» **To be done**:
Using the listing below, please print exactly the lines from the one with "Recreate this image" through the one with "import * as". Leave out every picture.

» **Data shown**:
## Start

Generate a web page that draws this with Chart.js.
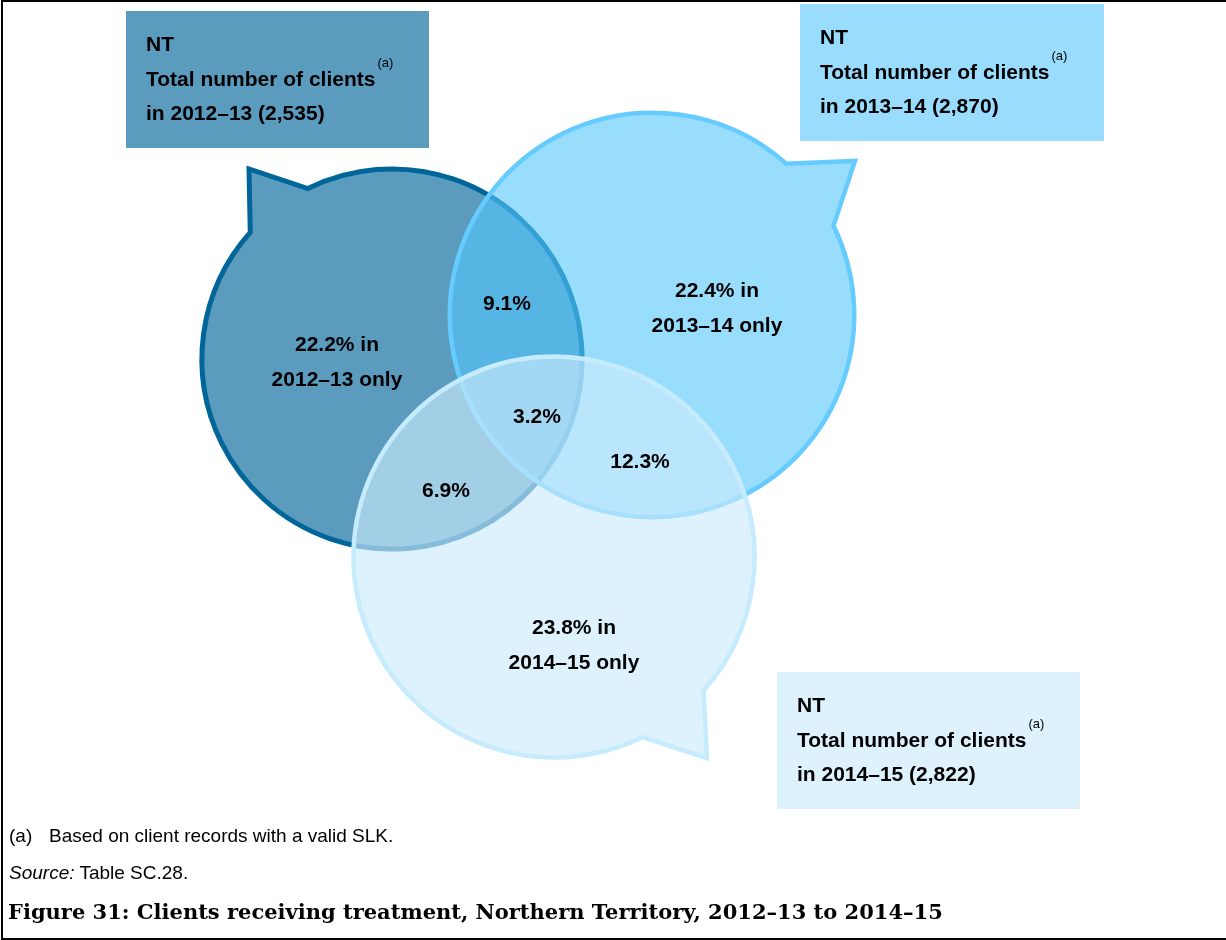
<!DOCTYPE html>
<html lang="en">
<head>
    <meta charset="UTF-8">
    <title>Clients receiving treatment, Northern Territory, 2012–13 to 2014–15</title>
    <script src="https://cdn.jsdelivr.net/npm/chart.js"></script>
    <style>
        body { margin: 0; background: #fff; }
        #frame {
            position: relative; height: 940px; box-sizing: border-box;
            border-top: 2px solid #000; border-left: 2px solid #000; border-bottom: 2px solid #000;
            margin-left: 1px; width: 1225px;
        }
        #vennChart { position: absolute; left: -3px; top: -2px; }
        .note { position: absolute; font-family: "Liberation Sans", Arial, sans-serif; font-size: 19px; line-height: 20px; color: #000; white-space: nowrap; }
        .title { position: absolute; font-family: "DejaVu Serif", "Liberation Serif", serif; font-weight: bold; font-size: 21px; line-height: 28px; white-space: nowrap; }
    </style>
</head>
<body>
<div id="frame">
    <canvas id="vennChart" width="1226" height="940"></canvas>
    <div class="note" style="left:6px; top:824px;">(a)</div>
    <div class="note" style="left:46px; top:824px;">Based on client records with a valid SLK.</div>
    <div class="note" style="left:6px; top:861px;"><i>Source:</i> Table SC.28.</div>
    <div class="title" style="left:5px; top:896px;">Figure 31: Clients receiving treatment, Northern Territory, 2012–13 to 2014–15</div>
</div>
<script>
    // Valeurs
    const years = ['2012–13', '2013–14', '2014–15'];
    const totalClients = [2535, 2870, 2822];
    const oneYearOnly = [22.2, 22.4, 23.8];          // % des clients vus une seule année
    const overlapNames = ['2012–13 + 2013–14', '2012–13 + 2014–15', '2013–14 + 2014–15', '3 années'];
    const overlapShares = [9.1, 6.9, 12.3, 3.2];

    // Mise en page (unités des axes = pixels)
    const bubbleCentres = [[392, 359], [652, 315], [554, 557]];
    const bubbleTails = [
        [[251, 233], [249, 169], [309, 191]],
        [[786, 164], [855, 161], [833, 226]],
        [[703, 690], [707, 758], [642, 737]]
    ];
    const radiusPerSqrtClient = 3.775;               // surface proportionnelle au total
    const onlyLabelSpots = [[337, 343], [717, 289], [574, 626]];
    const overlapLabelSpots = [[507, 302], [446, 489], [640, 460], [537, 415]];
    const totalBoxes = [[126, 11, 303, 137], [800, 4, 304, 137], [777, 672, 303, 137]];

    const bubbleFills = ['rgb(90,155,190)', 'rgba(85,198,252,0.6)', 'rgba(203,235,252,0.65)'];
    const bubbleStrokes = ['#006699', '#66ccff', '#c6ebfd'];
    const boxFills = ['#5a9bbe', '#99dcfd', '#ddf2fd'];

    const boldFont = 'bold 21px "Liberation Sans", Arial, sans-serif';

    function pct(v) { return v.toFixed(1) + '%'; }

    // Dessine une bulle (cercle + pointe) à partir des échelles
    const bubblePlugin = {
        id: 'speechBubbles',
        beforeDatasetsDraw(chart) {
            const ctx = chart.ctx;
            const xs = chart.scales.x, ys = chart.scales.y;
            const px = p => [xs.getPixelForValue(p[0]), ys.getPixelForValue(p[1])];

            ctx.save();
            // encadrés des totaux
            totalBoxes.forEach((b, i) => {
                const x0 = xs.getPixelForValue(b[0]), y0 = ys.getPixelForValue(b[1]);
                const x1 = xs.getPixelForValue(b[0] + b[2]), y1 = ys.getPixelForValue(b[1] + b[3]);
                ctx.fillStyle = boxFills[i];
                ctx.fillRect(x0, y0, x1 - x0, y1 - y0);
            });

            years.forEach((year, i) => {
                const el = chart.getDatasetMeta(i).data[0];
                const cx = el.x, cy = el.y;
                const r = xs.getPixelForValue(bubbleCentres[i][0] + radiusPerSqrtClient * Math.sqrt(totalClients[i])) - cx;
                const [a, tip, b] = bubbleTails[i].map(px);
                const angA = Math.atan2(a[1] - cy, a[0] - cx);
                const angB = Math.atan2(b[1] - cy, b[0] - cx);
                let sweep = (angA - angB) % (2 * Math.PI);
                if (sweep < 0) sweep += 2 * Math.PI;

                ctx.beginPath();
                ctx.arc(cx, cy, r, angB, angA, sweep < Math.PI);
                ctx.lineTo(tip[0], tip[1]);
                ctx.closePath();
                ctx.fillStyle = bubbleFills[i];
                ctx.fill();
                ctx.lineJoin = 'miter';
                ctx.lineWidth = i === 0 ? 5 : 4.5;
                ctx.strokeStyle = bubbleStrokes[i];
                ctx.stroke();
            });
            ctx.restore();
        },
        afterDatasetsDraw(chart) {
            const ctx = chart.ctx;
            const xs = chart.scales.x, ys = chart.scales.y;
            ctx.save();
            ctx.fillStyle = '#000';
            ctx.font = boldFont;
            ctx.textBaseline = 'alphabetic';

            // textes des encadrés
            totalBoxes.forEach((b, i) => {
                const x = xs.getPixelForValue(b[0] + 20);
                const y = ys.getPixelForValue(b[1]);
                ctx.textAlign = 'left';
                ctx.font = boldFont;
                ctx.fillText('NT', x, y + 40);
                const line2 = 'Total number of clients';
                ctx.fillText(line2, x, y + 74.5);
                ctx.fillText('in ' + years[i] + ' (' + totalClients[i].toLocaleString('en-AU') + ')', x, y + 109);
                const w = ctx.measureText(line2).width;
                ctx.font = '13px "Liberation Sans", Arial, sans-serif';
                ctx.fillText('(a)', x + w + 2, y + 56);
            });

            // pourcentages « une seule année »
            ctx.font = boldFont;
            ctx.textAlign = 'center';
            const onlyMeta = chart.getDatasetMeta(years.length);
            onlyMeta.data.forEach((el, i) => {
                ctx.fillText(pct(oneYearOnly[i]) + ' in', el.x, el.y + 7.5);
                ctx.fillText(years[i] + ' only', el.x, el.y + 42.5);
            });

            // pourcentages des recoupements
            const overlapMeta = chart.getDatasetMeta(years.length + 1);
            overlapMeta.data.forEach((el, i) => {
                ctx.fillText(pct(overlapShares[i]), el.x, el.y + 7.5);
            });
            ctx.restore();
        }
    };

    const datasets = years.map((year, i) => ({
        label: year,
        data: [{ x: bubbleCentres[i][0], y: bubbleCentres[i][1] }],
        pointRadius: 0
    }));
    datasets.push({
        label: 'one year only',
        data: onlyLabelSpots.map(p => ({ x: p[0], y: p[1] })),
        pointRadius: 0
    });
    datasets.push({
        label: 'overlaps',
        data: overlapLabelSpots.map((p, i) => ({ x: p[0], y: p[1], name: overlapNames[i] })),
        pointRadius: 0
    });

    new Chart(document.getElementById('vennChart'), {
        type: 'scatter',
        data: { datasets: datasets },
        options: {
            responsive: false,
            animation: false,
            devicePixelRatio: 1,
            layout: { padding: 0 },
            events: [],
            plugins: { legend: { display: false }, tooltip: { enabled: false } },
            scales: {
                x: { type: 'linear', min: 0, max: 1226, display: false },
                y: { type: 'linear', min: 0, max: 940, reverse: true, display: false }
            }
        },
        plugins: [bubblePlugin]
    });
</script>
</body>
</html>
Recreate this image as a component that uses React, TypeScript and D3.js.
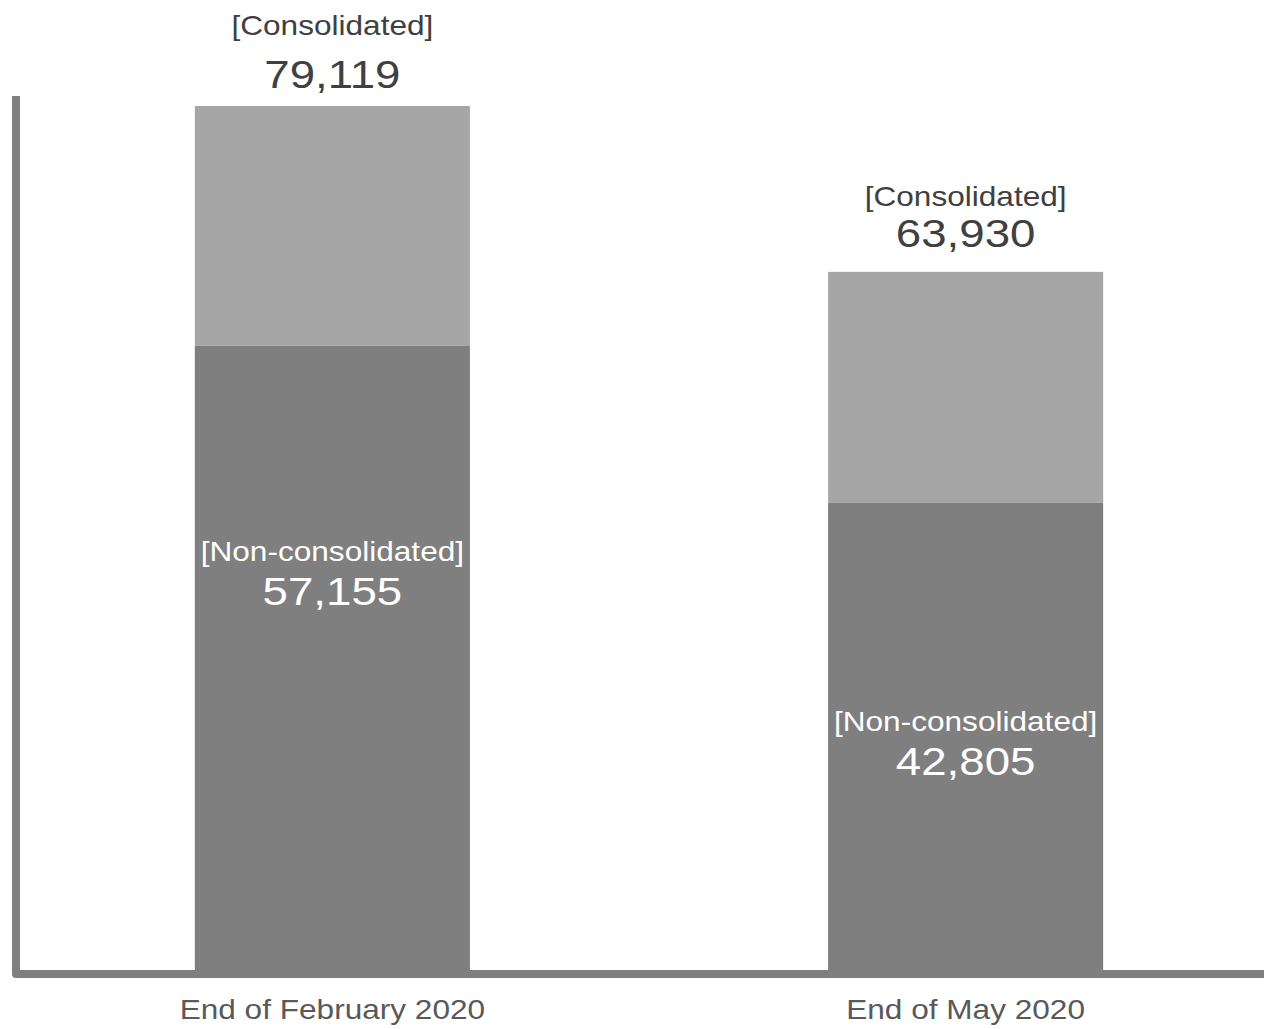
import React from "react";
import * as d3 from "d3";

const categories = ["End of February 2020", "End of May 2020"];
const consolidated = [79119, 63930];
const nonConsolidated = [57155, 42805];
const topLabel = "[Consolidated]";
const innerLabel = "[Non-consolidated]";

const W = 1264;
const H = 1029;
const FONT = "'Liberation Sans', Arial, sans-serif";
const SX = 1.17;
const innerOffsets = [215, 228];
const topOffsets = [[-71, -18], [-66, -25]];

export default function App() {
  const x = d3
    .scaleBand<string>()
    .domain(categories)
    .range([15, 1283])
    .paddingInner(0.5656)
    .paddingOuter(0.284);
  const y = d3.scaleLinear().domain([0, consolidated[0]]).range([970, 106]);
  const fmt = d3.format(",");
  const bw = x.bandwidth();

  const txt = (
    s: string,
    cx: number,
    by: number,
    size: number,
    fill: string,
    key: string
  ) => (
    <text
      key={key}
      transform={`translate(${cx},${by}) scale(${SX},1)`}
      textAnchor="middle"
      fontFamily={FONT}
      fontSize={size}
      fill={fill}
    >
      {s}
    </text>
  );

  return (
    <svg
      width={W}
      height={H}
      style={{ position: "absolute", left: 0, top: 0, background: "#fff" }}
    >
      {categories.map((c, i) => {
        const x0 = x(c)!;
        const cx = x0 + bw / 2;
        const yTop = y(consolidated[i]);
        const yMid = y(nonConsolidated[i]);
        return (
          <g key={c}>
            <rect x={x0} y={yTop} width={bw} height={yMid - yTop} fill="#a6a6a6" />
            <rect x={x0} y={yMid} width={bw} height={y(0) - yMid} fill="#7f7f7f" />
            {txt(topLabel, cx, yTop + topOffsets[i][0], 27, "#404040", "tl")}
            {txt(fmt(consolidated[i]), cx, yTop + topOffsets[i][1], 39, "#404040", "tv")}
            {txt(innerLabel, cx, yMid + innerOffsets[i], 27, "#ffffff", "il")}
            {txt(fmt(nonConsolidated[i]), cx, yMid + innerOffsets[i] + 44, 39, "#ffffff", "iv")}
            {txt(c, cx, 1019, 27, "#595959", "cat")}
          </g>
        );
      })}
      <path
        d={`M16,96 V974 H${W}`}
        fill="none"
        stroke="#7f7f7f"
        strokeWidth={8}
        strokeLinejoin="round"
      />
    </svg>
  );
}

## End

» **Reply to the task**:
Recreate this image as a component that uses React, TypeScript and D3.js.
import React from "react";
import * as d3 from "d3";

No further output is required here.